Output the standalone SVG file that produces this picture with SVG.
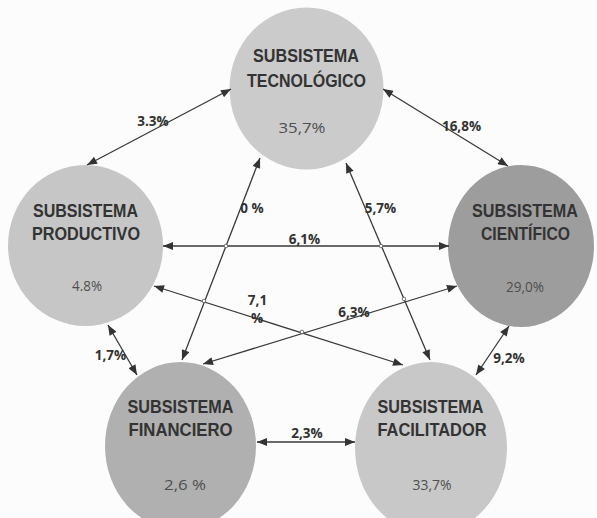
<svg xmlns="http://www.w3.org/2000/svg" width="597" height="518" viewBox="0 0 597 518">
<style>
.bg{fill:#fcfcfc}
.title{font-family:"Liberation Sans",Arial,sans-serif;font-weight:bold;font-size:19px;fill:#333;text-anchor:middle}
.pct{font-family:"Open Sans","Liberation Sans",sans-serif;font-size:14px;fill:#4f4f4f;text-anchor:middle}
.lbl{font-family:"Open Sans","Liberation Sans",sans-serif;font-weight:bold;font-size:13.5px;fill:#333;text-anchor:middle}
.conn{stroke:#3a3a3a;stroke-width:1.3;fill:none;marker-start:url(#arr);marker-end:url(#arr)}
.x{fill:#fcfcfc;stroke:#555;stroke-width:0.8}
</style>
<defs>
<marker id="arr" viewBox="0 0 10 8" refX="10" refY="4" markerWidth="11" markerHeight="8" markerUnits="userSpaceOnUse" orient="auto-start-reverse">
<path d="M0,0 L10,4 L0,8 Z" fill="#333"/>
</marker>
</defs>
<rect class="bg" x="0" y="0" width="597" height="518"/>

<g id="tecnologico">
<ellipse cx="306.5" cy="88.5" rx="77" ry="81" fill="#cbcbcb"/>
<text class="title" x="306" y="62" textLength="106" lengthAdjust="spacingAndGlyphs">SUBSISTEMA</text>
<text class="title" x="306.5" y="87" textLength="119" lengthAdjust="spacingAndGlyphs">TECNOLÓGICO</text>
<text class="pct" x="302" y="133" textLength="47" lengthAdjust="spacingAndGlyphs">35,7%</text>
</g>

<g id="productivo">
<ellipse cx="85.5" cy="245.5" rx="77.5" ry="80.5" fill="#c6c6c6"/>
<text class="title" x="85.5" y="217" textLength="105" lengthAdjust="spacingAndGlyphs">SUBSISTEMA</text>
<text class="title" x="86" y="240" textLength="108" lengthAdjust="spacingAndGlyphs">PRODUCTIVO</text>
<text class="pct" x="87" y="291" textLength="30" lengthAdjust="spacingAndGlyphs">4.8%</text>
</g>

<g id="cientifico">
<ellipse cx="521" cy="246" rx="73" ry="81" fill="#9d9d9d"/>
<text class="title" x="525" y="217" textLength="106" lengthAdjust="spacingAndGlyphs">SUBSISTEMA</text>
<text class="title" x="525.5" y="240" textLength="89" lengthAdjust="spacingAndGlyphs">CIENTÍFICO</text>
<text class="pct" x="525" y="292" textLength="38" lengthAdjust="spacingAndGlyphs">29,0%</text>
</g>

<g id="financiero">
<ellipse cx="180.5" cy="446" rx="75.5" ry="84" fill="#b0b0b0"/>
<text class="title" x="180.5" y="413" textLength="106" lengthAdjust="spacingAndGlyphs">SUBSISTEMA</text>
<text class="title" x="180.5" y="436" textLength="104" lengthAdjust="spacingAndGlyphs">FINANCIERO</text>
<text class="pct" x="185" y="490" textLength="42" lengthAdjust="spacingAndGlyphs">2,6 %</text>
</g>

<g id="facilitador">
<ellipse cx="431" cy="448" rx="76" ry="86" fill="#c8c8c8"/>
<text class="title" x="430.5" y="413" textLength="106" lengthAdjust="spacingAndGlyphs">SUBSISTEMA</text>
<text class="title" x="432" y="436" textLength="109" lengthAdjust="spacingAndGlyphs">FACILITADOR</text>
<text class="pct" x="432" y="490" textLength="39" lengthAdjust="spacingAndGlyphs">33,7%</text>
</g>

<g id="connectors">
<line class="conn" x1="87" y1="165" x2="231" y2="89"/>
<line class="conn" x1="383" y1="89" x2="508" y2="166"/>
<line class="conn" x1="163" y1="246" x2="449" y2="246"/>
<line class="conn" x1="260" y1="158" x2="182" y2="360"/>
<line class="conn" x1="346" y1="163" x2="430" y2="360"/>
<line class="conn" x1="154" y1="286" x2="403" y2="365"/>
<line class="conn" x1="203" y1="364" x2="457" y2="286"/>
<line class="conn" x1="108" y1="325" x2="137" y2="375"/>
<line class="conn" x1="509" y1="326" x2="476" y2="375"/>
<line class="conn" x1="257" y1="442" x2="355" y2="442"/>
<circle class="x" cx="226" cy="246" r="1.8"/>
<circle class="x" cx="381" cy="246" r="1.8"/>
<circle class="x" cx="204" cy="301" r="1.8"/>
<circle class="x" cx="302" cy="332" r="1.8"/>
<circle class="x" cx="404" cy="299" r="1.8"/>
<text class="lbl" x="153" y="126">3.3%</text>
<text class="lbl" x="461.5" y="131">16,8%</text>
<text class="lbl" x="304.5" y="244">6,1%</text>
<text class="lbl" x="252" y="213">0 %</text>
<text class="lbl" x="380.5" y="213">5,7%</text>
<text class="lbl" x="257.5" y="305">7,1</text>
<text class="lbl" x="257" y="323">%</text>
<text class="lbl" x="354" y="317">6,3%</text>
<text class="lbl" x="110.5" y="360">1,7%</text>
<text class="lbl" x="509" y="363">9,2%</text>
<text class="lbl" x="307" y="438">2,3%</text>
</g>
</svg>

What is asked: Restate the data above word for word. Skip every picture.

Response to this task:
Output the standalone SVG file that produces this picture with SVG.
<svg xmlns="http://www.w3.org/2000/svg" width="597" height="518" viewBox="0 0 597 518">
<style>
.bg{fill:#fcfcfc}
.title{font-family:"Liberation Sans",Arial,sans-serif;font-weight:bold;font-size:19px;fill:#333;text-anchor:middle}
.pct{font-family:"Open Sans","Liberation Sans",sans-serif;font-size:14px;fill:#4f4f4f;text-anchor:middle}
.lbl{font-family:"Open Sans","Liberation Sans",sans-serif;font-weight:bold;font-size:13.5px;fill:#333;text-anchor:middle}
.conn{stroke:#3a3a3a;stroke-width:1.3;fill:none;marker-start:url(#arr);marker-end:url(#arr)}
.x{fill:#fcfcfc;stroke:#555;stroke-width:0.8}
</style>
<defs>
<marker id="arr" viewBox="0 0 10 8" refX="10" refY="4" markerWidth="11" markerHeight="8" markerUnits="userSpaceOnUse" orient="auto-start-reverse">
<path d="M0,0 L10,4 L0,8 Z" fill="#333"/>
</marker>
</defs>
<rect class="bg" x="0" y="0" width="597" height="518"/>

<g id="tecnologico">
<ellipse cx="306.5" cy="88.5" rx="77" ry="81" fill="#cbcbcb"/>
<text class="title" x="306" y="62" textLength="106" lengthAdjust="spacingAndGlyphs">SUBSISTEMA</text>
<text class="title" x="306.5" y="87" textLength="119" lengthAdjust="spacingAndGlyphs">TECNOLÓGICO</text>
<text class="pct" x="302" y="133" textLength="47" lengthAdjust="spacingAndGlyphs">35,7%</text>
</g>

<g id="productivo">
<ellipse cx="85.5" cy="245.5" rx="77.5" ry="80.5" fill="#c6c6c6"/>
<text class="title" x="85.5" y="217" textLength="105" lengthAdjust="spacingAndGlyphs">SUBSISTEMA</text>
<text class="title" x="86" y="240" textLength="108" lengthAdjust="spacingAndGlyphs">PRODUCTIVO</text>
<text class="pct" x="87" y="291" textLength="30" lengthAdjust="spacingAndGlyphs">4.8%</text>
</g>

<g id="cientifico">
<ellipse cx="521" cy="246" rx="73" ry="81" fill="#9d9d9d"/>
<text class="title" x="525" y="217" textLength="106" lengthAdjust="spacingAndGlyphs">SUBSISTEMA</text>
<text class="title" x="525.5" y="240" textLength="89" lengthAdjust="spacingAndGlyphs">CIENTÍFICO</text>
<text class="pct" x="525" y="292" textLength="38" lengthAdjust="spacingAndGlyphs">29,0%</text>
</g>

<g id="financiero">
<ellipse cx="180.5" cy="446" rx="75.5" ry="84" fill="#b0b0b0"/>
<text class="title" x="180.5" y="413" textLength="106" lengthAdjust="spacingAndGlyphs">SUBSISTEMA</text>
<text class="title" x="180.5" y="436" textLength="104" lengthAdjust="spacingAndGlyphs">FINANCIERO</text>
<text class="pct" x="185" y="490" textLength="42" lengthAdjust="spacingAndGlyphs">2,6 %</text>
</g>

<g id="facilitador">
<ellipse cx="431" cy="448" rx="76" ry="86" fill="#c8c8c8"/>
<text class="title" x="430.5" y="413" textLength="106" lengthAdjust="spacingAndGlyphs">SUBSISTEMA</text>
<text class="title" x="432" y="436" textLength="109" lengthAdjust="spacingAndGlyphs">FACILITADOR</text>
<text class="pct" x="432" y="490" textLength="39" lengthAdjust="spacingAndGlyphs">33,7%</text>
</g>

<g id="connectors">
<line class="conn" x1="87" y1="165" x2="231" y2="89"/>
<line class="conn" x1="383" y1="89" x2="508" y2="166"/>
<line class="conn" x1="163" y1="246" x2="449" y2="246"/>
<line class="conn" x1="260" y1="158" x2="182" y2="360"/>
<line class="conn" x1="346" y1="163" x2="430" y2="360"/>
<line class="conn" x1="154" y1="286" x2="403" y2="365"/>
<line class="conn" x1="203" y1="364" x2="457" y2="286"/>
<line class="conn" x1="108" y1="325" x2="137" y2="375"/>
<line class="conn" x1="509" y1="326" x2="476" y2="375"/>
<line class="conn" x1="257" y1="442" x2="355" y2="442"/>
<circle class="x" cx="226" cy="246" r="1.8"/>
<circle class="x" cx="381" cy="246" r="1.8"/>
<circle class="x" cx="204" cy="301" r="1.8"/>
<circle class="x" cx="302" cy="332" r="1.8"/>
<circle class="x" cx="404" cy="299" r="1.8"/>
<text class="lbl" x="153" y="126">3.3%</text>
<text class="lbl" x="461.5" y="131">16,8%</text>
<text class="lbl" x="304.5" y="244">6,1%</text>
<text class="lbl" x="252" y="213">0 %</text>
<text class="lbl" x="380.5" y="213">5,7%</text>
<text class="lbl" x="257.5" y="305">7,1</text>
<text class="lbl" x="257" y="323">%</text>
<text class="lbl" x="354" y="317">6,3%</text>
<text class="lbl" x="110.5" y="360">1,7%</text>
<text class="lbl" x="509" y="363">9,2%</text>
<text class="lbl" x="307" y="438">2,3%</text>
</g>
</svg>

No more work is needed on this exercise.